For you animal lovers out there (especially of the cute and furry kinds), this post will seem incessantly cruel. First I tease you with a picture of the silly looking and oh so adorable llamas…
…and then I proceed to describe my dinner.
Llamas are native to Northwestern Argentina, and have been important to the Andean cultures since pre-hispanic times. Llamas were and still are used as pack animals, their fur spun into wool, and their meat a local speciality. Though a lot of restaurants in Tilcara and the other hamlets in Quebrada de Humahuaca offer llama, the meat is usually cooked simply, in the form of a simple steak or brochette.
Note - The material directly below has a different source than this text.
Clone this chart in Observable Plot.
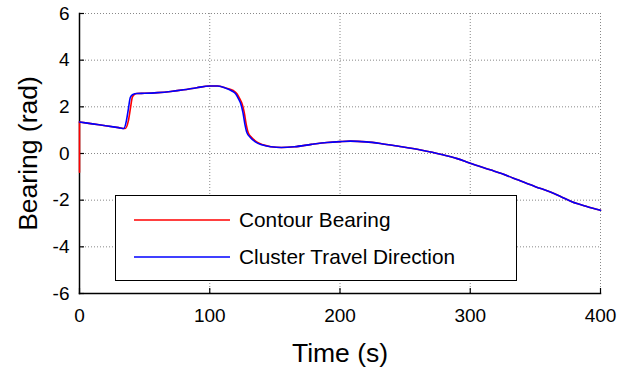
<!DOCTYPE html>
<html>
<head>
<meta charset="utf-8">
<script src="https://cdn.jsdelivr.net/npm/d3@7"></script>
<script src="https://cdn.jsdelivr.net/npm/@observablehq/plot@0.6"></script>
<style>
  html, body { margin: 0; padding: 0; background: #fff; }
  #wrap { position: relative; width: 630px; height: 373px; font-family: "Liberation Sans", Arial, Helvetica, sans-serif; }
  #legend { position: absolute; left: 115px; top: 195px; width: 400px; height: 84px; border: 1.5px solid #000; background: #fff; box-sizing: content-box; }
  .item { position: absolute; left: 0; height: 24px; display: flex; align-items: center; font-size: 20.8px; color: #000; }
  .item svg { margin-left: 18px; margin-right: 9px; }
</style>
</head>
<body>
<div id="wrap"></div>
<script>
// ---- data ----
const seriesNames = ["Contour Bearing", "Cluster Travel Direction"];
const seriesColors = ["#ff0000", "#0000ff"];

const contourT = [0, 0, 10, 20, 30, 35, 37.5, 39, 40.5, 42, 44, 50, 60, 70, 80, 90, 100, 106, 112, 118, 121, 123, 125, 126.5, 128, 129.5, 132, 136, 141, 147, 155, 165, 178, 190, 200, 208, 220, 231, 245, 262, 278, 290, 300, 316, 324, 337, 350, 362, 370, 378, 390, 400];
const contourV = [-0.8, 1.35, 1.27, 1.19, 1.11, 1.07, 1.4, 1.9, 2.4, 2.52, 2.57, 2.58, 2.61, 2.66, 2.73, 2.82, 2.89, 2.89, 2.81, 2.7, 2.55, 2.35, 2.1, 1.75, 1.25, 0.9, 0.7, 0.5, 0.37, 0.29, 0.26, 0.29, 0.39, 0.47, 0.51, 0.53, 0.5, 0.43, 0.31, 0.15, -0.04, -0.22, -0.42, -0.71, -0.86, -1.14, -1.42, -1.66, -1.86, -2.07, -2.28, -2.43];

const clusterT = [0, 10, 20, 30, 34, 36, 37.5, 39, 41, 44, 50, 60, 70, 80, 90, 100, 106, 112, 117, 120, 122, 124, 125.5, 127, 128.5, 131, 135, 140, 147, 155, 165, 178, 190, 200, 208, 220, 231, 245, 262, 278, 290, 300, 316, 324, 337, 350, 362, 370, 378, 390, 400];
const clusterV = [1.35, 1.27, 1.19, 1.11, 1.07, 1.4, 1.9, 2.4, 2.53, 2.57, 2.58, 2.61, 2.66, 2.73, 2.82, 2.89, 2.89, 2.81, 2.68, 2.55, 2.35, 2.1, 1.75, 1.25, 0.9, 0.7, 0.5, 0.37, 0.29, 0.26, 0.29, 0.39, 0.47, 0.51, 0.53, 0.5, 0.43, 0.31, 0.15, -0.04, -0.22, -0.42, -0.71, -0.86, -1.14, -1.42, -1.66, -1.86, -2.07, -2.28, -2.43];

const xTicks = [0, 100, 200, 300, 400];
const yTicks = [-6, -4, -2, 0, 2, 4, 6];
const xLabel = "Time (s)";
const yLabel = "Bearing (rad)";

const contour = contourT.map((t, i) => ({t, v: contourV[i]}));
const cluster = clusterT.map((t, i) => ({t, v: clusterV[i]}));

const W = 630, H = 373, mL = 79, mR = 30, mT = 13, mB = 80;
const tickLen = 5;
const gridStyle = {stroke: "#888", strokeOpacity: 1, strokeDasharray: "1,2", strokeWidth: 1};
const fmt = d => String(d);

const chart = Plot.plot({
  width: W,
  height: H,
  marginLeft: mL,
  marginRight: mR,
  marginTop: mT,
  marginBottom: mB,
  style: {fontFamily: "Liberation Sans, Arial, sans-serif", background: "#fff", color: "#000"},
  x: {domain: [0, 400]},
  y: {domain: [-6, 6]},
  marks: [
    Plot.gridX(xTicks.filter(d => d !== 0), gridStyle),
    Plot.gridY(yTicks.filter(d => d !== -6), gridStyle),
    Plot.axisX(xTicks, {tickSize: 0, tickPadding: 15, fontSize: 19, label: null, tickFormat: fmt}),
    Plot.axisY(yTicks, {tickSize: 0, tickPadding: 10, fontSize: 19, label: null, tickFormat: fmt}),
    // inward tick marks
    Plot.tickX(xTicks, {x: d => d, stroke: "#000", strokeWidth: 1.2, insetTop: (H - mT - mB) - tickLen}),
    Plot.tickY(yTicks, {y: d => d, stroke: "#000", strokeWidth: 1.2, insetRight: (W - mL - mR) - tickLen}),
    Plot.frame({anchor: "left", stroke: "#000", strokeWidth: 1.5}),
    Plot.frame({anchor: "bottom", stroke: "#000", strokeWidth: 1.5}),
    Plot.line(contour.slice(0, 2), {x: "t", y: "v", stroke: seriesColors[0], strokeWidth: 1.6}),
    Plot.line(contour.slice(1), {x: "t", y: "v", stroke: seriesColors[0], strokeWidth: 1.6, curve: "monotone-x"}),
    Plot.line(cluster, {x: "t", y: "v", stroke: seriesColors[1], strokeWidth: 1.6, curve: "monotone-x"}),
    Plot.text([xLabel], {frameAnchor: "bottom", lineAnchor: "middle", textAnchor: "middle", dy: 60, fontSize: 26.5, fill: "#000"}),
    Plot.text([yLabel], {frameAnchor: "left", lineAnchor: "middle", textAnchor: "middle", dx: -51, rotate: -90, fontSize: 26.5, fill: "#000"})
  ]
});

const wrap = document.getElementById("wrap");
wrap.appendChild(chart);

// legend overlay
const legend = document.createElement("div");
legend.id = "legend";
seriesNames.forEach((name, i) => {
  const item = document.createElement("div");
  item.className = "item";
  item.style.top = (12 + i * 37) + "px";
  item.innerHTML = `<svg width="96" height="4"><line x1="0" x2="96" y1="2" y2="2" stroke="${seriesColors[i]}" stroke-width="1.6"/></svg><span>${name}</span>`;
  legend.appendChild(item);
});
wrap.appendChild(legend);
</script>
</body>
</html>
At Yacon, a Tilcara restaurant (more modern and fancier than its surroundings) highly recommended by our local hotelier, the kitchen gives its own spin on Llama. Hankering for some sauteed vegetables, I could not resist ordering llama chopsuey, that faux chinois dish prevalent in many overseas Chinese restaurants usually served with wilted vegetables in a disgusting brown sauce. Fortunately for me, the version at Yacon was many notches above the garden variety. The ingredients were flash fried in a soy based sauce, a good method of treating the ultra-lean and slightly gamey llama meat, since it doesn’t have a lot of fat to withstand longer cooking methods. The fresh julienne of vegetables were also a treat after days of only eating lettuce and tomatoes (note: Argentinians are not big vegetable eaters). It would have been perfect if the kitchen had served it with a bowl of white rice.
The rest of our food was excellent too. As mentioned in the previous post, we enjoyed the unique quinoa empanada with a much-lighte- than-usual crust, and meltingly soft lamb chunks in a stew packed with vegetables and the very tasty and tiny andean potatoes. Of course, if you just fancy llama, there are at least another 2 or 3 items on the menu, all sounding quite interesting. And who knows, with more time and experimentation, the kitchen might come out with llama pizza, empanada, ravioli and even curry next time!
Address: Rivadavia 222, Tilcara, Jujuy, Argentina
p.s: We also bought a salami of llama at Tilcara’s gourmet grocer Mama Pacha (590 Belgrano, Tilcara), specializing in foods and wines of the region. We will follow up with an update once we’ve tried it.